--- start Given material ---
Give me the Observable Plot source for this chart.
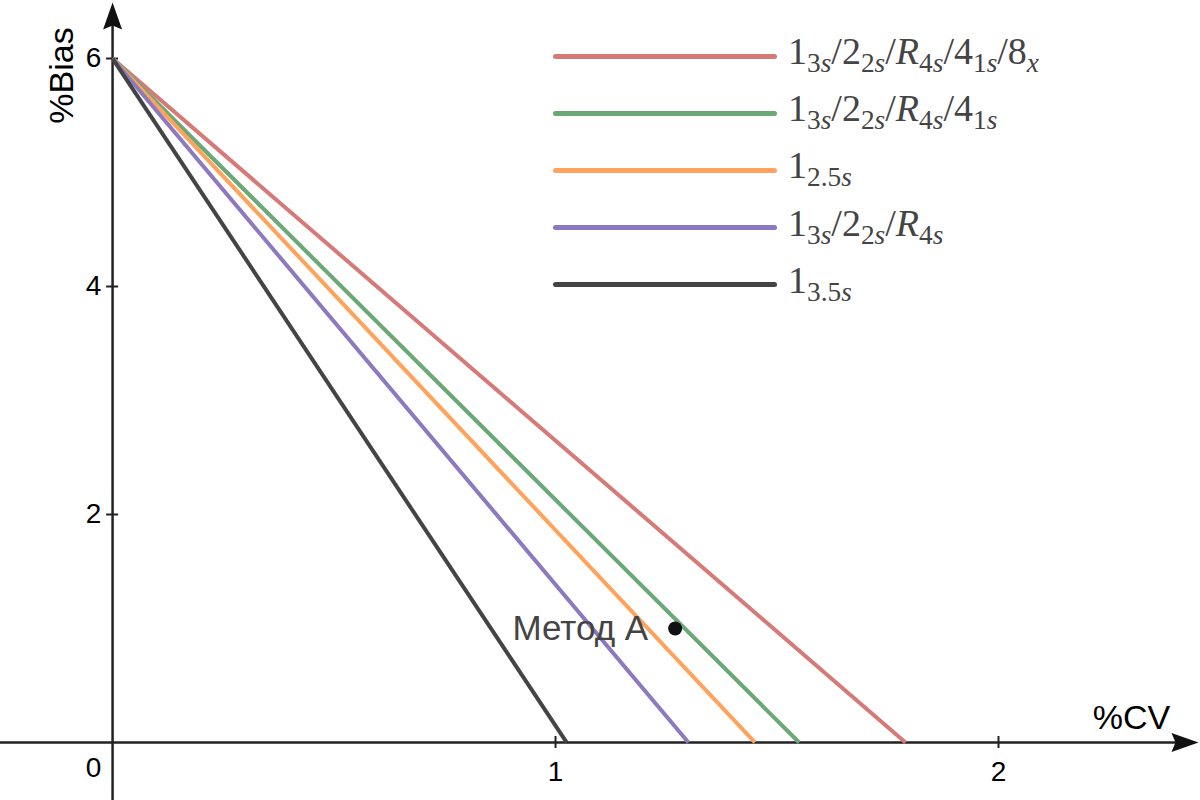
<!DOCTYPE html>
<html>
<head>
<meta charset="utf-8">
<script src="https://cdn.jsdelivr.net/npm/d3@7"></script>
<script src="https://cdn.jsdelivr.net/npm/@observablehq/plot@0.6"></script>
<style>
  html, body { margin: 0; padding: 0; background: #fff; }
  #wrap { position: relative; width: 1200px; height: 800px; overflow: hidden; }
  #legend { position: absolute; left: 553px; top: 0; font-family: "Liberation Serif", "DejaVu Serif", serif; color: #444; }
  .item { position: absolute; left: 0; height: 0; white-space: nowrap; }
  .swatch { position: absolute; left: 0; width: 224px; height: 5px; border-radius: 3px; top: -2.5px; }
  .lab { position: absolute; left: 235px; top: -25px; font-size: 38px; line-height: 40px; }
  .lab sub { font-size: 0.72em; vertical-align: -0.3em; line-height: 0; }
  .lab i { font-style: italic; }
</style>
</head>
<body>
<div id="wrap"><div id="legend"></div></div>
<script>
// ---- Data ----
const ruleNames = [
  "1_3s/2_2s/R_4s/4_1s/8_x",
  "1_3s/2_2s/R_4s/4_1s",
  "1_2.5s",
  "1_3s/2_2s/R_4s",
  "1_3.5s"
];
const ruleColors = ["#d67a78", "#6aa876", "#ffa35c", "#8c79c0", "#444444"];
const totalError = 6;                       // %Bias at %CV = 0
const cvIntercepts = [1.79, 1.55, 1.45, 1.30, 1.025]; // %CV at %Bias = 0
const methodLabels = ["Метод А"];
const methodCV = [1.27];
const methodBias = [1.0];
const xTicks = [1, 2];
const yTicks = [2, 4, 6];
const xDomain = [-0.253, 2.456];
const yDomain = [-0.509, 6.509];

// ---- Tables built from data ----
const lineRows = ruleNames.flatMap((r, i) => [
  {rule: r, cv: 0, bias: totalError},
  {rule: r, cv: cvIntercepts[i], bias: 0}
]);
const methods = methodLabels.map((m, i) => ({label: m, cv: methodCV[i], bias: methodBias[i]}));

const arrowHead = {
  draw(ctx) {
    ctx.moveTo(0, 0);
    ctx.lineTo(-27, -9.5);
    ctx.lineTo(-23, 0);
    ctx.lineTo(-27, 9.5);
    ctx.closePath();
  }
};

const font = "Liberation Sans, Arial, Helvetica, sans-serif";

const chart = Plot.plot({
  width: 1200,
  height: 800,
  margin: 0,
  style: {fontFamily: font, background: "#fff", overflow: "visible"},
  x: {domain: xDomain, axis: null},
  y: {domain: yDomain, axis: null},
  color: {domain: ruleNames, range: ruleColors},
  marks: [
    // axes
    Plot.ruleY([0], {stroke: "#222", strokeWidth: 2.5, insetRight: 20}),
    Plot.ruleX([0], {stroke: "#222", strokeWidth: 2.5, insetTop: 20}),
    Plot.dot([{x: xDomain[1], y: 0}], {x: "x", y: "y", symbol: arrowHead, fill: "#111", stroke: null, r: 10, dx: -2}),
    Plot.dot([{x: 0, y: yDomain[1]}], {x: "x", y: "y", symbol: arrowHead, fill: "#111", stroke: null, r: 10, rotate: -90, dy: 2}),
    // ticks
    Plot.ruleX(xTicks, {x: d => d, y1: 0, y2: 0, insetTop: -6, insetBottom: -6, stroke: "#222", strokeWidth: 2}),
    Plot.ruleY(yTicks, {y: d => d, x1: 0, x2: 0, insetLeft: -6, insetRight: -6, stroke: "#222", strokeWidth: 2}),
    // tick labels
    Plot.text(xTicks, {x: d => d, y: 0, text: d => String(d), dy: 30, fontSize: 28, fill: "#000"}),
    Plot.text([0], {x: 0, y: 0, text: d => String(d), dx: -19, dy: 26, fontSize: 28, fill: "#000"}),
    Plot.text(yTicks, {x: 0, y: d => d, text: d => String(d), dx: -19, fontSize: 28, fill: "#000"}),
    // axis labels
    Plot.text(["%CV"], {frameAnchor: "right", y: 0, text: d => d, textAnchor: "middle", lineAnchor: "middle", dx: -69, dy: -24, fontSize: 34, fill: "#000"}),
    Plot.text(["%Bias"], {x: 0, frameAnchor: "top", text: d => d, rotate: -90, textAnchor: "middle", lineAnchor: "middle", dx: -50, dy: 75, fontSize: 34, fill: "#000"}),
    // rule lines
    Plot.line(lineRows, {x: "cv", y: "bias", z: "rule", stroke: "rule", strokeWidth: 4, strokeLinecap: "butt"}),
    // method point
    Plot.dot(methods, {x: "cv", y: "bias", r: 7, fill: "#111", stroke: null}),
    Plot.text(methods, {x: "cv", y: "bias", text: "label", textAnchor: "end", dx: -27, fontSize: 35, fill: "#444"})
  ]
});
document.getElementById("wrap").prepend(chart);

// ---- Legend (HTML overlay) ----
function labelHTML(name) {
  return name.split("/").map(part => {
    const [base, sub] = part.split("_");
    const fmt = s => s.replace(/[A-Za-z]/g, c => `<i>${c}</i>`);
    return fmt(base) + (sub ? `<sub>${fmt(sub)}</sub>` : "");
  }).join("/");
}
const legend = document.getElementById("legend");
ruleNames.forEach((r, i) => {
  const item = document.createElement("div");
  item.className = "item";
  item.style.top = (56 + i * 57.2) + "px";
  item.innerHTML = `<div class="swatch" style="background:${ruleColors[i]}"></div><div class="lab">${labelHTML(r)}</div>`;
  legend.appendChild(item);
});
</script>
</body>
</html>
--- end Given material ---
Restate each line from the start of the listing through the line bearing "const yDomain = [-0.509, 6.509];" word for word. Drop the pictures.

→ **Response to this task**:
Give me the Observable Plot source for this chart.
<!DOCTYPE html>
<html>
<head>
<meta charset="utf-8">
<script src="https://cdn.jsdelivr.net/npm/d3@7"></script>
<script src="https://cdn.jsdelivr.net/npm/@observablehq/plot@0.6"></script>
<style>
  html, body { margin: 0; padding: 0; background: #fff; }
  #wrap { position: relative; width: 1200px; height: 800px; overflow: hidden; }
  #legend { position: absolute; left: 553px; top: 0; font-family: "Liberation Serif", "DejaVu Serif", serif; color: #444; }
  .item { position: absolute; left: 0; height: 0; white-space: nowrap; }
  .swatch { position: absolute; left: 0; width: 224px; height: 5px; border-radius: 3px; top: -2.5px; }
  .lab { position: absolute; left: 235px; top: -25px; font-size: 38px; line-height: 40px; }
  .lab sub { font-size: 0.72em; vertical-align: -0.3em; line-height: 0; }
  .lab i { font-style: italic; }
</style>
</head>
<body>
<div id="wrap"><div id="legend"></div></div>
<script>
// ---- Data ----
const ruleNames = [
  "1_3s/2_2s/R_4s/4_1s/8_x",
  "1_3s/2_2s/R_4s/4_1s",
  "1_2.5s",
  "1_3s/2_2s/R_4s",
  "1_3.5s"
];
const ruleColors = ["#d67a78", "#6aa876", "#ffa35c", "#8c79c0", "#444444"];
const totalError = 6;                       // %Bias at %CV = 0
const cvIntercepts = [1.79, 1.55, 1.45, 1.30, 1.025]; // %CV at %Bias = 0
const methodLabels = ["Метод А"];
const methodCV = [1.27];
const methodBias = [1.0];
const xTicks = [1, 2];
const yTicks = [2, 4, 6];
const xDomain = [-0.253, 2.456];
const yDomain = [-0.509, 6.509];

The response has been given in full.